Oberhollenzer et al. [2] have observed that even though the modified approaches are still conservative when compared with the results obtained from strength reduction finite element analysis, they are in better agreement with strength reduction analysis as compared to the original Davis approach. Davis B approach has been recommended to be used with finite element limit analysis. This approach can also resolve the observed numerical instabilities while using a nonassociated flow rule [2].

3 Nonlinearity and Slope Stability Analysis

3.1 Nonlinearity and Its Effects on Slope Stability

Linear Mohr–Coulomb (MC) failure envelopes, which use a linear approximation to fit the experimental data, are widely used in slope stability analysis. However, it has been observed that strength envelopes of soils have nonlinear forms, especially at low normal stress ranges [12,13,14,15,16,17,18]. As Jiang et al. [14] have pointed out, usual experimental investigations for field applications do not cover very low effective normal stresses and extrapolation is done to obtain data not covered in experimental assessment. This may lead to overestimation of soil shear strength at low normal stress ranges. Nonlinearity is important in slope stability calculations since for many practical problems critical slip surfaces are shallow and normal stress acting on such surfaces is small [14, 16,17,18]. Studies have found that nonlinear parameters have significant impact on problems of slope stability and the predicted slip surface and use of linear Mohr–Coulomb (MC) may yield unsafe solutions [12,13,14, 17, 18]. Baker [18] observed that the nonlinear (NL) strength envelope gives better description of experimental findings as compared to the linear MC envelope, even for sands and normally consolidated clays which are usually taken to be linear frictional materials. The basic objective of NL strength criterion is not to have a better curve fitting of experimental information, but rather to arrive at a more conservative estimate of strength as compared to the linear MC criterion at normal stresses that are not covered in the experimental normal stress range [18]. An additional advantage of nonlinear strength envelopes in slope stability analysis has been pointed out by Gregory and Bumpas [26]. They observed that with the nonlinear strength envelope explicit consideration of the fully softened zone may not be necessary since the maximum depth of the critical slip surface will be automatically restricted to depths typically observed for shallow slides in highly plastic clays.

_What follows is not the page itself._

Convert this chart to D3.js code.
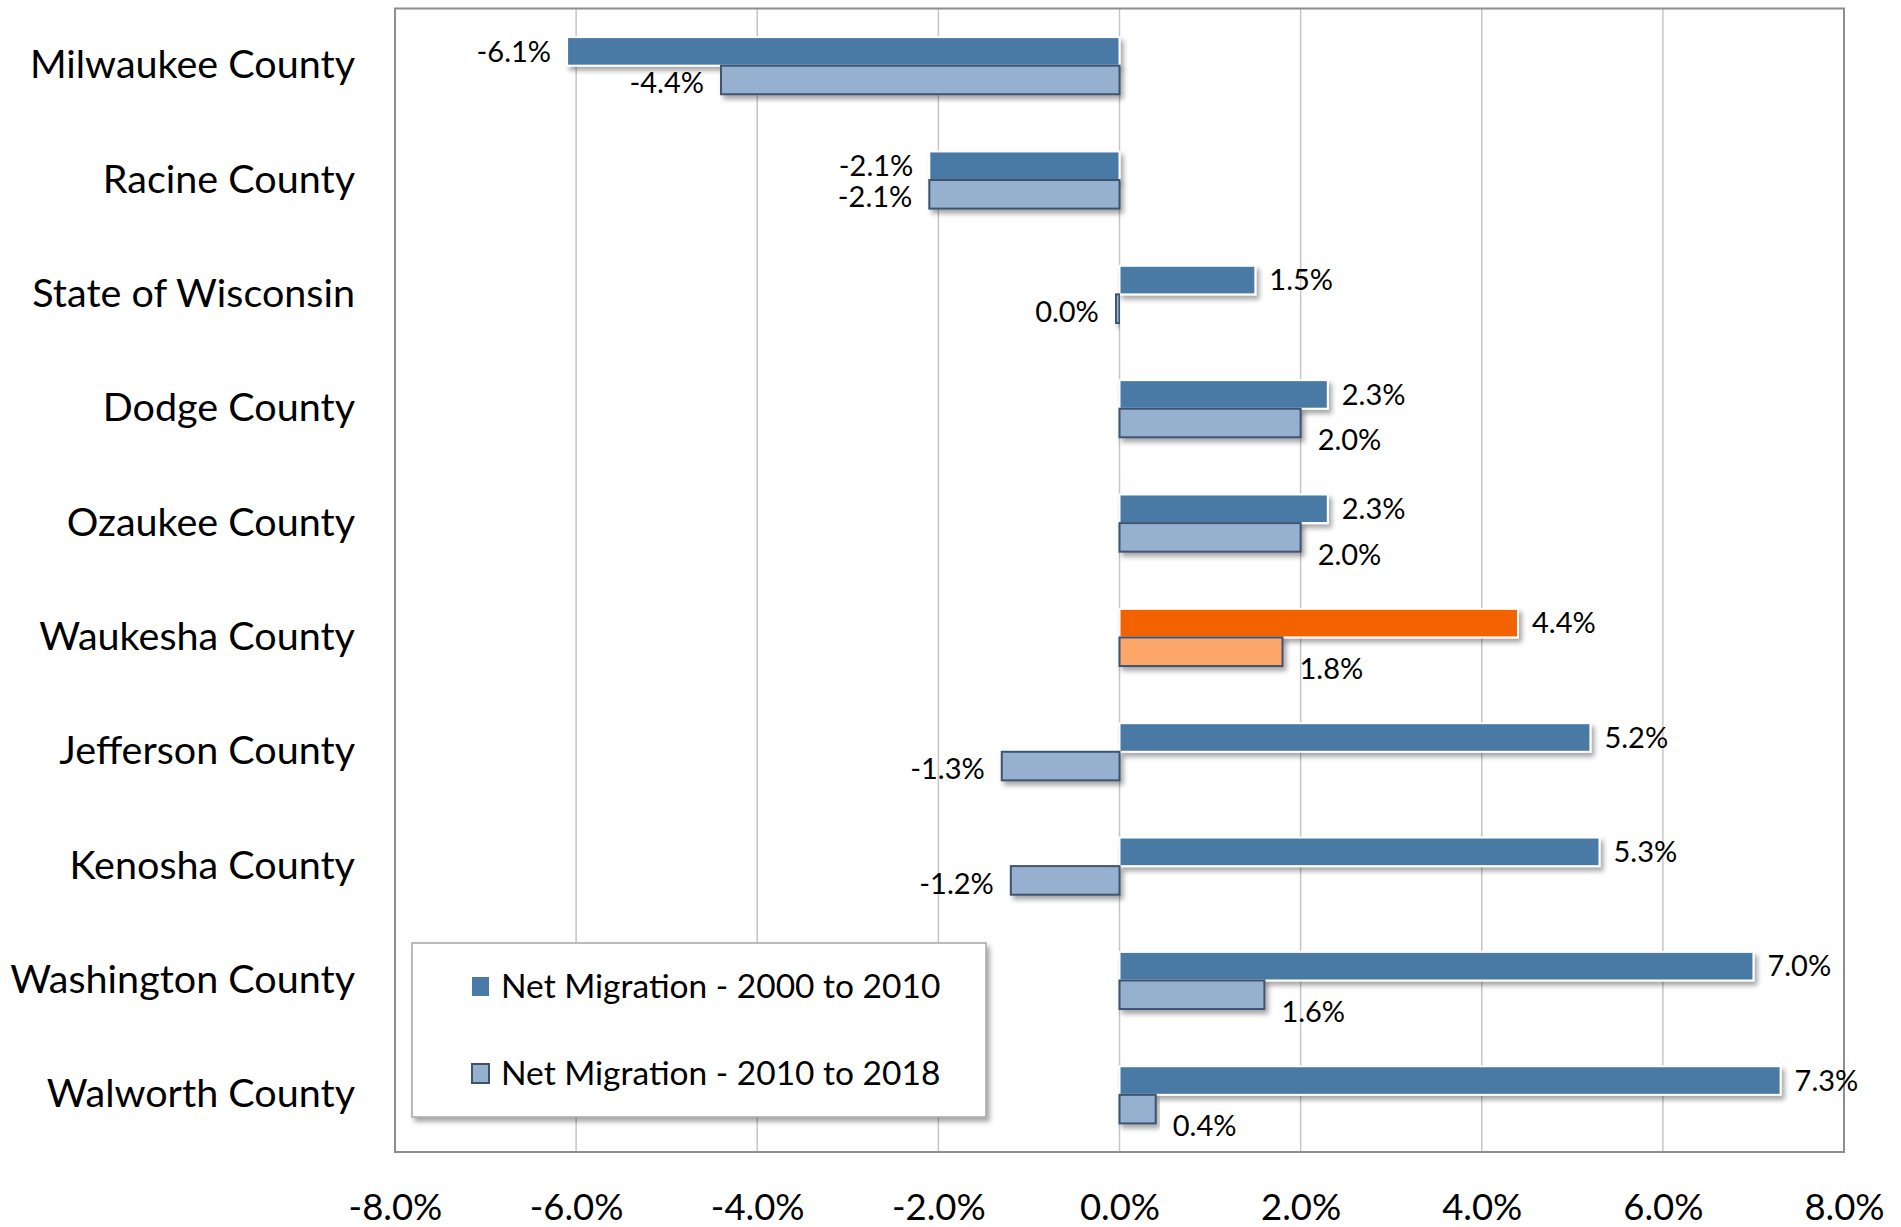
<!DOCTYPE html>
<html>
<head>
<script src="https://d3js.org/d3.v7.min.js"></script>
<style>
	body {
		margin: 0;
		background: #ffffff;
	}
	svg {
		display: block;
		font-family: Lato, "Open Sans", sans-serif;
	}
</style>
</head>
<body>
<svg id="chart" width="1901" height="1227"></svg>
<script>
	// county names, top to bottom
	var counties = ["Milwaukee County", "Racine County", "State of Wisconsin", "Dodge County",
		"Ozaukee County", "Waukesha County", "Jefferson County", "Kenosha County",
		"Washington County", "Walworth County"];
	// net migration, percent
	var mig2000to2010 = [-6.1, -2.1, 1.5, 2.3, 2.3, 4.4, 5.2, 5.3, 7.0, 7.3];
	var mig2010to2018 = [-4.4, -2.1, -0.04, 2.0, 2.0, 1.8, -1.3, -1.2, 1.6, 0.4];
	var seriesNames = ["Net Migration - 2000 to 2010", "Net Migration - 2010 to 2018"];
	var tickValues = [-8, -6, -4, -2, 0, 2, 4, 6, 8];
	var highlight = "Waukesha County";

	// plot area (note: "top" is taken by window.top, so prefix these)
	var plotL = 395, plotR = 1844, plotT = 8.5, plotB = 1152;

	var svg = d3.select("#chart");

	// drop shadow for bars and legend
	var defs = svg.append("defs");
	var f = defs.append("filter").attr("id", "shadow")
		.attr("x", "-5%").attr("y", "-30%").attr("width", "115%").attr("height", "180%");
	f.append("feDropShadow").attr("dx", 3).attr("dy", 4).attr("stdDeviation", 2.5)
		.attr("flood-color", "#000").attr("flood-opacity", 0.35);

	var x = d3.scaleLinear().domain([-8, 8]).range([plotL, plotR]);
	var y = d3.scaleBand().domain(counties).range([plotT, plotB])
		.paddingInner(0.5).paddingOuter(0.25);
	var ySub = d3.scaleBand().domain([0, 1]).range([0, y.bandwidth()]);

	function pct(v) {
		if (Math.abs(v) < 0.05) return "0.0%";
		return v.toFixed(1) + "%";
	}

	// gridlines
	svg.append("g").selectAll("line").data(tickValues).enter().append("line")
		.attr("x1", function (d) { return x(d); })
		.attr("x2", function (d) { return x(d); })
		.attr("y1", plotT).attr("y2", plotB)
		.style("stroke", "#c6c6c6").style("stroke-width", 1.5);

	// plot border
	svg.append("rect")
		.attr("x", plotL).attr("y", plotT)
		.attr("width", plotR - plotL).attr("height", plotB - plotT)
		.style("fill", "none").style("stroke", "#8e8e8e").style("stroke-width", 2);

	// x axis labels
	var xAxis = d3.axisBottom(x).tickValues(tickValues)
		.tickSize(0).tickPadding(0)
		.tickFormat(function (d) { return d.toFixed(1) + "%"; });
	var gx = svg.append("g").attr("transform", "translate(0,1208)").call(xAxis);
	gx.select(".domain").remove();
	gx.selectAll("text").attr("y", 0).attr("dy", "0.32em")
		.style("font-family", "Lato, sans-serif").style("font-size", "36.5px").style("fill", "#000");

	// category labels
	var yAxis = d3.axisLeft(y).tickSize(0).tickPadding(0);
	var gy = svg.append("g").attr("transform", "translate(355,0)").call(yAxis);
	gy.select(".domain").remove();
	gy.selectAll("text")
		.style("font-family", "Lato, sans-serif").style("font-size", "39.5px").style("fill", "#000");

	// bars
	var rows = counties.map(function (c, i) {
		return { county: c, vals: [mig2000to2010[i], mig2010to2018[i]] };
	});

	function barFill(d, s) {
		if (d.county == highlight) return s == 0 ? "#f26405" : "#fda66b";
		return s == 0 ? "#4a7aa5" : "#95b1cf";
	}

	var groups = svg.append("g").selectAll("g").data(rows).enter().append("g")
		.attr("transform", function (d) { return "translate(0," + y(d.county) + ")"; });

	[0, 1].forEach(function (s) {
		groups.append("rect")
			.attr("x", function (d) { return x(Math.min(0, d.vals[s])); })
			.attr("y", ySub(s))
			.attr("width", function (d) { return Math.abs(x(d.vals[s]) - x(0)); })
			.attr("height", ySub.bandwidth())
			.attr("filter", "url(#shadow)")
			.style("fill", function (d) { return barFill(d, s); })
			.style("stroke", s == 0 ? "#ffffff" : "#3e5270")
			.style("stroke-width", 2);
	});

	// data labels; the second series sits a little lower when it points right
	[0, 1].forEach(function (s) {
		groups.append("text")
			.attr("x", function (d) {
				var v = d.vals[s];
				return v >= 0 ? x(v) + (s == 0 ? 14 : 17) : x(v) - (s == 0 ? 16 : 17);
			})
			.attr("y", function (d) {
				var off = 0;
				if (s == 1) off = d.vals[s] >= 0 ? 17 : 3;
				return ySub(s) + ySub.bandwidth() / 2 + off;
			})
			.attr("dy", "0.35em")
			.attr("text-anchor", function (d) { return d.vals[s] >= 0 ? "start" : "end"; })
			.style("font-size", "29px")
			.style("fill", "#000")
			.text(function (d) { return pct(d.vals[s]); });
	});

	// legend
	var leg = svg.append("g");
	leg.append("rect")
		.attr("x", 412).attr("y", 943).attr("width", 574).attr("height", 174)
		.attr("filter", "url(#shadow)")
		.style("fill", "#ffffff").style("stroke", "#a6a6a6").style("stroke-width", 1.5);
	var legY = d3.scalePoint().domain([0, 1]).range([986, 1073]);
	var items = leg.selectAll("g.item").data(seriesNames).enter().append("g")
		.attr("class", "item")
		.attr("transform", function (d, i) { return "translate(0," + legY(i) + ")"; });
	items.append("rect")
		.attr("x", 472).attr("y", -9).attr("width", 17).attr("height", 19)
		.style("fill", function (d, i) { return i == 0 ? "#4a7aa5" : "#95b1cf"; })
		.style("stroke", function (d, i) { return i == 0 ? "none" : "#3e5270"; })
		.style("stroke-width", 2);
	items.append("text")
		.attr("x", 501).attr("dy", "0.35em")
		.style("font-size", "33.5px").style("fill", "#000")
		.text(function (d) { return d; });
</script>
</body>
</html>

Various nonlinear envelopes have been suggested by authors to better fit the experimental data and represent the curved failure envelopes of soils. They include bilinear functions, trilinear functions and various power law relations [14]. Among these the power law failure envelopes have been widely applied to slope stability analysis [12, 16, 17, 28, 30]. One type of power law failure criterion is the simple power law failure criterion, where the failure envelope passes through the origin. Another type is the general power law failure criterion which possesses an initial cohesion at zero normal stress and is more appropriate for cohesive soils [17]. The following form of general power law failure enveloped has been widely used by authors [12]:

$$\tau = {c}_{0}{\left(1+\frac{{\sigma }_{n}}{{\sigma }_{t}}\right)}^{1/m}$$
(10)

where c0 = cohesion at zero normal stress.

σn = normal stress.

σt = tensile stress at zero shear stress.

m = nonlinearity coefficient.

The value of m depends on the geotechnical material involved [30]. Zhao et al. [30] have discussed the range of m suggested by various authors and the widest range is given to be from 1 to 2.

3.2 Incorporating Nonlinearity in Slope Stability Analysis

As has been observed by [14, 16, 32,33,34,35,36,37], the nonlinear strength criterion cannot be directly used in stability analysis since the shear strength of soils is a nonlinear function of stress. With the power law failure criterion broadly two approaches are used in stability analysis. In one approach the applicable equilibrium and energy dissipation equations are written in terms of the nonlinear power law failure criterion. Then mathematical tools like variational calculus, numerical approaches, iterative procedures, dynamic programming, Taylor series expansion etc. are used to solve the governing nonlinear equations. But these procedures are mathematically relatively more complicated. In the second approach instantaneous Mohr–Coulomb parameters are determined from the nonlinear failure criterion by the tangential technique. These parameters are used in the analysis and then optimization is done to arrive at the required solutions.

4 Conclusion

Study of literature has revealed that dilatancy and soil strength nonlinearity have significant effect on problems of slope stability. Approaches have been developed by authors to use a nonassociated flow rule in limit analysis. In strength reduction method even though for small friction angles the dilatancy angle setting does not have much effect on the solution, as the friction angle increases and assumes high values the significance of flow rule increases and cannot be neglected in the analysis. Nonlinearity of strength envelope has significant effect on the solutions obtained from stability analysis and the corresponding failure mechanisms. This is especially relevant since in many slope problems the normal stresses on the failure surface fall in low ranges. Hence dilatancy and nonlinearity effects should be incorporated into analyses for obtaining better solutions to slope stability problems.